Tulsa County government has simply gotten too big for its britches.

There have been improvements in budgetary practices, the jail is back in the hands of our elected sheriff, and major fairgrounds contracts are now subject to competitive bidding, but these modest gains have been driven by Randi Miller, the one commissioner staying on. Never one to be comfortable standing alone on an issue, she's been limited by the lack of support from her colleagues.

I'm hopeful that incoming Commissioners Smaligo and Perry will put an end to county empire-building and will redirect county government's focus on its original, limited role. Although the two aren't political novices, neither one is tied into local political and business networks, and both have lived under the stricter ethical standards of the state legislature. They're also accustomed to a greater degree of openness and public scrutiny than has been typical in the County Commission.

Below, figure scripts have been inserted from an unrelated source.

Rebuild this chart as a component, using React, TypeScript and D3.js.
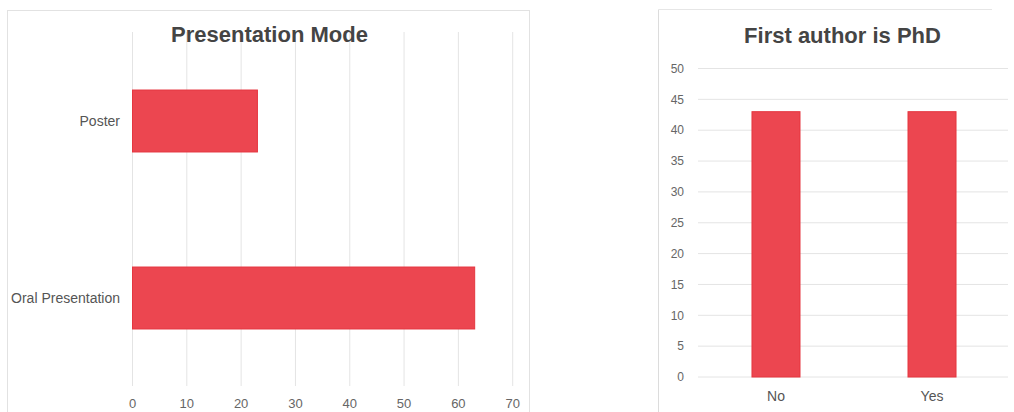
import React from "react";
import * as d3 from "d3";

const modeCategories = ["Poster", "Oral Presentation"];
const modeValues = [23, 63];
const modeTicks = [0, 10, 20, 30, 40, 50, 60, 70];

const phdCategories = ["No", "Yes"];
const phdValues = [43, 43];
const phdTicks = [0, 5, 10, 15, 20, 25, 30, 35, 40, 45, 50];

const BAR_FILL = "#ec4650";
const BAR_STROKE = "#e5363f";
const GRID = "#e4e4e4";
const LABEL = "#555";
const TICK = "#666";
const TITLE = "#444";
const FONT = "'Liberation Sans', Arial, sans-serif";

export default function App() {
  // Left chart scales
  const xL = d3.scaleLinear().domain([0, 70]).range([132.5, 512.7]);
  const yL = d3
    .scaleBand<string>()
    .domain(modeCategories)
    .range([32.5, 386.5])
    .paddingInner(0.65)
    .paddingOuter(0.325);

  // Right chart scales
  const yR = d3.scaleLinear().domain([0, 50]).range([377, 68.5]);
  const xR = d3
    .scaleBand<string>()
    .domain(phdCategories)
    .range([698, 1010])
    .paddingInner(0.6923)
    .paddingOuter(0.346);

  return (
    <svg
      width={1014}
      height={412}
      style={{ position: "absolute", left: 0, top: 0, background: "#fff" }}
      fontFamily={FONT}
    >
      {/* Left panel */}
      <rect x={7.5} y={10.5} width={522} height={430} fill="#fff" stroke="#e2e2e2" />
      {modeTicks.map((t) => (
        <line key={"gl" + t} x1={xL(t)} x2={xL(t)} y1={32} y2={386} stroke={GRID} strokeWidth={1} />
      ))}
      {modeCategories.map((c, i) => (
        <rect
          key={"bl" + c}
          x={xL(0)}
          y={yL(c)}
          width={xL(modeValues[i]) - xL(0)}
          height={yL.bandwidth()}
          fill={BAR_FILL}
          stroke={BAR_STROKE}
          strokeWidth={1}
        />
      ))}
      {modeCategories.map((c) => (
        <text
          key={"cl" + c}
          x={120}
          y={(yL(c) as number) + yL.bandwidth() / 2}
          dy="0.35em"
          textAnchor="end"
          fontSize={14}
          fill={LABEL}
        >
          {c}
        </text>
      ))}
      {modeTicks.map((t) => (
        <text key={"tl" + t} x={xL(t)} y={408} textAnchor="middle" fontSize={13} fill={TICK}>
          {t}
        </text>
      ))}
      <text x={269.5} y={42} textAnchor="middle" fontSize={22} fontWeight="bold" fill={TITLE}>
        Presentation Mode
      </text>

      {/* Right panel */}
      <line x1={658.5} x2={658.5} y1={9.5} y2={412} stroke="#dcdcdc" />
      <line x1={658.5} x2={992} y1={9.5} y2={9.5} stroke="#e6e6e6" />
      {phdTicks.map((t) => (
        <line key={"gr" + t} x1={698} x2={1008} y1={yR(t)} y2={yR(t)} stroke={GRID} strokeWidth={1} />
      ))}
      {phdCategories.map((c, i) => (
        <rect
          key={"br" + c}
          x={xR(c)}
          y={yR(phdValues[i])}
          width={xR.bandwidth()}
          height={yR(0) - yR(phdValues[i])}
          fill={BAR_FILL}
          stroke={BAR_STROKE}
          strokeWidth={1}
        />
      ))}
      {phdTicks.map((t) => (
        <text key={"tr" + t} x={684} y={yR(t)} dy="0.35em" textAnchor="end" fontSize={12} fill={TICK}>
          {t}
        </text>
      ))}
      {phdCategories.map((c) => (
        <text
          key={"cr" + c}
          x={(xR(c) as number) + xR.bandwidth() / 2}
          y={401}
          textAnchor="middle"
          fontSize={14}
          fill={LABEL}
        >
          {c}
        </text>
      ))}
      <text x={842.5} y={43} textAnchor="middle" fontSize={22} fontWeight="bold" fill={TITLE}>
        First author is PhD
      </text>
    </svg>
  );
}
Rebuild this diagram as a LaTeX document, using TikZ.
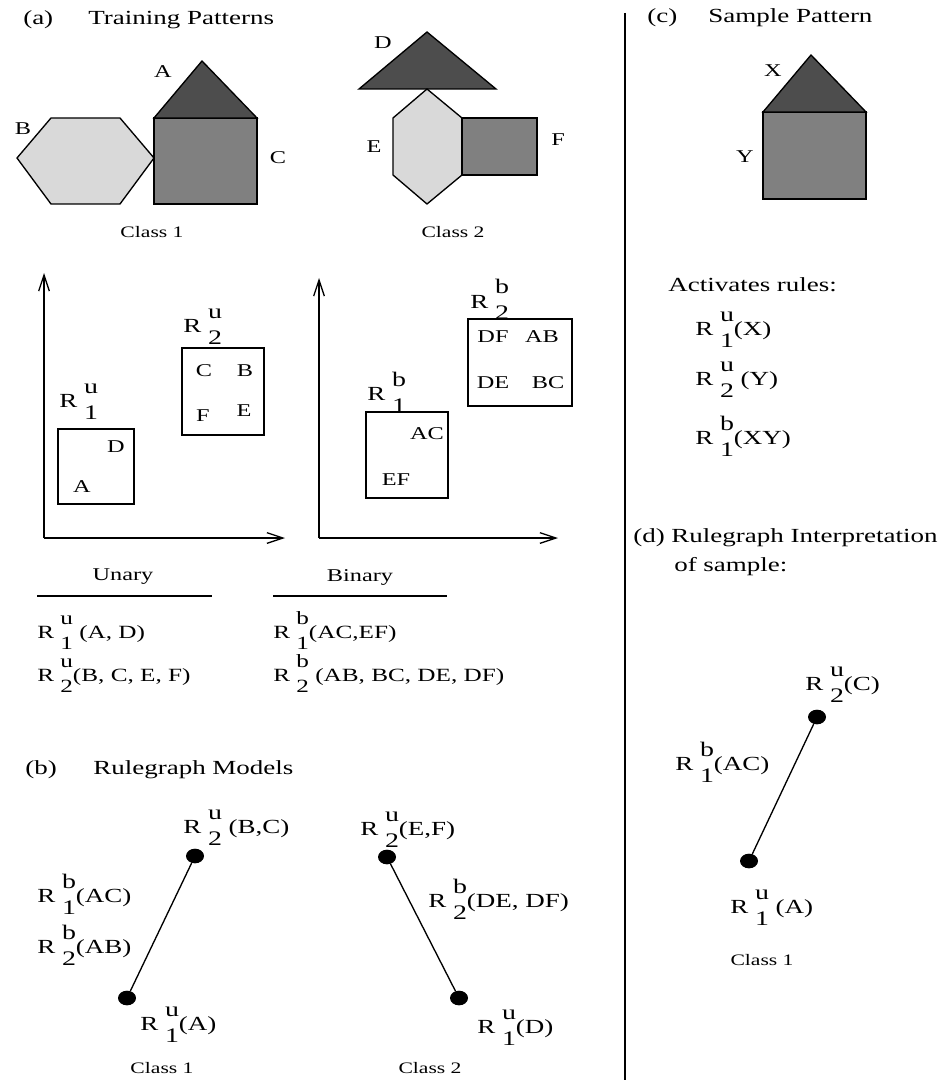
\documentclass[tikz,border=0pt]{standalone}
\usepackage{fontspec}
\setmainfont{Liberation Serif}[FakeStretch=1.35]
\usetikzlibrary{arrows.meta,shapes.geometric}
\newcommand\ssz{\fontsize{15.5}{18}\selectfont}
\newcommand\RL[3]{R\ \rlap{\raisebox{0.7em}{\ssz #1}}\raisebox{-0.6em}{\ssz #2}#3}
\definecolor{shdark}{HTML}{4D4D4D}
\definecolor{shmid}{HTML}{808080}
\definecolor{shlight}{HTML}{D9D9D9}
\begin{document}
\begin{tikzpicture}[x=0.75pt,y=-0.75pt,
  lbl/.style={font=\fontsize{13.5}{16}\selectfont, inner sep=0pt},
  rl/.style={font=\fontsize{15}{18}\selectfont, inner sep=0pt, anchor=base west},
  trl/.style={rl, font=\fontsize{14}{17}\selectfont\let\ssz\relax},
  ttl/.style={font=\fontsize{15}{18}\selectfont, inner sep=0pt, anchor=west},
  cls/.style={font=\fontsize{12}{14}\selectfont, inner sep=0pt},
  shp/.style={draw, line width=1pt, line join=miter},
  axis/.style={line width=1pt, -{Straight Barb[length=12pt,width=8pt]}},
  rbox/.style={draw, line width=1pt},
  dot/.style={ellipse, fill=black, minimum width=13.5pt, minimum height=11pt, inner sep=0pt},
  link/.style={line width=1pt}]
\useasboundingbox (0,0) rectangle (947,1080);

% divider
\coordinate (dvt) at (625,13);
\coordinate (dvb) at (625,1080);
\draw[line width=1.5pt] (dvt) -- (dvb);

% (a) titles
\node[ttl] (ta) at (23,20) {(a)};
\node[ttl] (tb) at (88,20) {Training Patterns};

% class 1 shapes
\draw[shp, fill=shlight] (17,158) -- (51,118) -- (120,118) -- (154,158) -- (120,204) -- (51,204) -- cycle;
\draw[shp, fill=shmid] (154,118) rectangle (257,204);
\draw[shp, fill=shdark] (154,118) -- (202,61) -- (257,118) -- cycle;
\node[lbl] (lA) at (163,72) {A};
\node[lbl] (lB) at (23,129) {B};
\node[lbl] (lC) at (278,158) {C};
\node[cls] (c1a) at (152,232) {Class 1};

% class 2 shapes
\draw[shp, fill=shdark] (359,89) -- (427,32) -- (496,89) -- cycle;
\draw[shp, fill=shlight] (427,89) -- (462,118) -- (462,175) -- (427,204) -- (393,175) -- (393,118) -- cycle;
\draw[shp, fill=shmid] (462,118) rectangle (537,175);
\node[lbl] (lD) at (383,43) {D};
\node[lbl] (lE) at (374,147) {E};
\node[lbl] (lF) at (558,140) {F};
\node[cls] (c2a) at (453,232) {Class 2};

% unary plot
\coordinate (uo) at (44,538);
\coordinate (uy) at (44,273);
\coordinate (ux) at (285,538);
\draw[axis] (uo) -- (uy);
\draw[axis] (uo) -- (ux);
\draw[rbox] (58,429) rectangle (134,504);
\node[lbl] (u1D) at (116,447) {D};
\node[lbl] (u1A) at (82,487) {A};
\node[rl] (u1l) at (59,407) {\RL{u}{1}{}};
\draw[rbox] (182,348) rectangle (264,435);
\node[lbl] (u2C) at (204,371) {C};
\node[lbl] (u2B) at (245,371) {B};
\node[lbl] (u2F) at (203,416) {F};
\node[lbl] (u2E) at (244,411) {E};
\node[rl] (u2l) at (183,332) {\RL{u}{2}{}};

% binary plot
\coordinate (bo) at (319,538);
\coordinate (by) at (319,278);
\coordinate (bx) at (558,538);
\draw[axis] (bo) -- (by);
\draw[axis] (bo) -- (bx);
\draw[rbox] (366,412) rectangle (448,498);
\node[lbl] (b1AC) at (427,434) {AC};
\node[lbl] (b1EF) at (396,480) {EF};
\node[rl] (b1l) at (367,400) {\RL{b}{1}{}};
\draw[rbox] (468,319) rectangle (572,406);
\node[lbl] (b2DF) at (493,337) {DF};
\node[lbl] (b2AB) at (542,337) {AB};
\node[lbl] (b2DE) at (493,383) {DE};
\node[lbl] (b2BC) at (548,383) {BC};
\node[rl] (b2l) at (470,308) {\RL{b}{2}{}};

% table
\node[lbl] (tU) at (123,577) {Unary};
\node[lbl] (tB) at (360,577) {Binary};
\draw[line width=1pt] (37,596) -- (212,596);
\draw[line width=1pt] (273,596) -- (447,596);
\node[trl] (t1) at (37,638) {\RL{u}{1}{ (A, D)}};
\node[trl] (t2) at (37,681) {\RL{u}{2}{(B, C, E, F)}};
\node[trl] (t3) at (273,638) {\RL{b}{1}{(AC,EF)}};
\node[trl] (t4) at (273,681) {\RL{b}{2}{ (AB, BC, DE, DF)}};

% (b)
\node[ttl] (tbb) at (25,770) {(b)};
\node[ttl] (tbm) at (93,770) {Rulegraph Models};
\node[dot] (m1a) at (195,856) {};
\node[dot] (m1b) at (127,998) {};
\draw[link] (m1a) -- (m1b);
\node[rl] (m1al) at (183,833) {\RL{u}{2}{ (B,C)}};
\node[rl] (m1e1) at (37,902) {\RL{b}{1}{(AC)}};
\node[rl] (m1e2) at (37,953) {\RL{b}{2}{(AB)}};
\node[rl] (m1bl) at (140,1030) {\RL{u}{1}{(A)}};
\node[cls] (c1b) at (162,1068) {Class 1};

\node[dot] (m2a) at (387,857) {};
\node[dot] (m2b) at (459,998) {};
\draw[link] (m2a) -- (m2b);
\node[rl] (m2al) at (360,835) {\RL{u}{2}{(E,F)}};
\node[rl] (m2e) at (428,907) {\RL{b}{2}{(DE, DF)}};
\node[rl] (m2bl) at (477,1033) {\RL{u}{1}{(D)}};
\node[cls] (c2b) at (430,1068) {Class 2};

% (c)
\node[ttl] (tc) at (647,18) {(c)};
\node[ttl] (tcs) at (708,18) {Sample Pattern};
\draw[shp, fill=shmid] (763,112) rectangle (866,199);
\draw[shp, fill=shdark] (763,112) -- (811,55) -- (866,112) -- cycle;
\node[lbl] (lX) at (773,71) {X};
\node[lbl] (lY) at (745,157) {Y};
\node[ttl] (act) at (668,285) {Activates rules:};
\node[rl] (a1) at (695,335) {\RL{u}{1}{(X)}};
\node[rl] (a2) at (695,385) {\RL{u}{2}{ (Y)}};
\node[rl] (a3) at (695,444) {\RL{b}{1}{(XY)}};

% (d)
\node[ttl] (td) at (633,538) {(d) Rulegraph Interpretation};
\node[ttl] (td2) at (674,567) {of sample:};
\node[dot] (s2) at (817,717) {};
\node[dot] (s1) at (749,861) {};
\draw[link] (s2) -- (s1);
\node[rl] (s2l) at (805,690) {\RL{u}{2}{(C)}};
\node[rl] (sel) at (675,770) {\RL{b}{1}{(AC)}};
\node[rl] (s1l) at (730,913) {\RL{u}{1}{ (A)}};
\node[cls] (c1d) at (762,960) {Class 1};
\end{tikzpicture}
\end{document}
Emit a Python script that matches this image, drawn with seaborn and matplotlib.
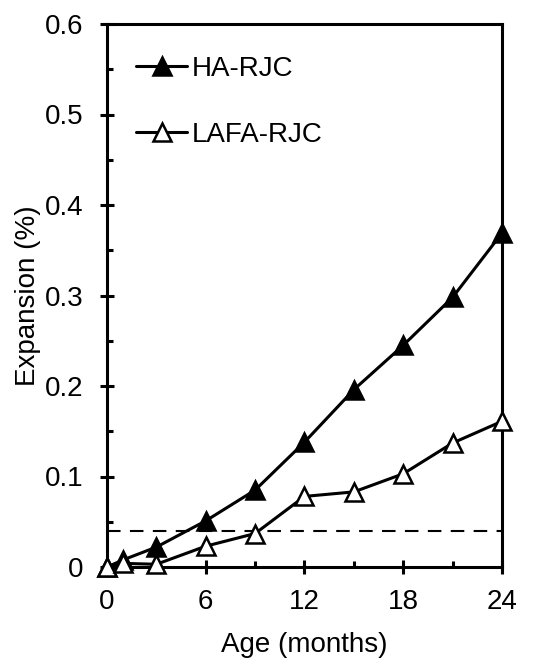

Still, we shouldn't expect a sudden change in direction from the new commissioners. Institutions have momentum that continues to carry them in the same direction, even when new forces begin to exert pressure in other directions.

And the "us vs. them" mentality can be contagious. Perry and Smaligo will have to keep reminding themselves that the best interests of the citizens of Tulsa County are not necessarily the same as the best interests of Tulsa County government. Sometimes, serving Tulsa County citizens will mean that Tulsa County government needs to take a back seat to the county's cities and towns.

That kind of institutional humility wouldn't even be possible without a two-thirds turnover at the County Commission.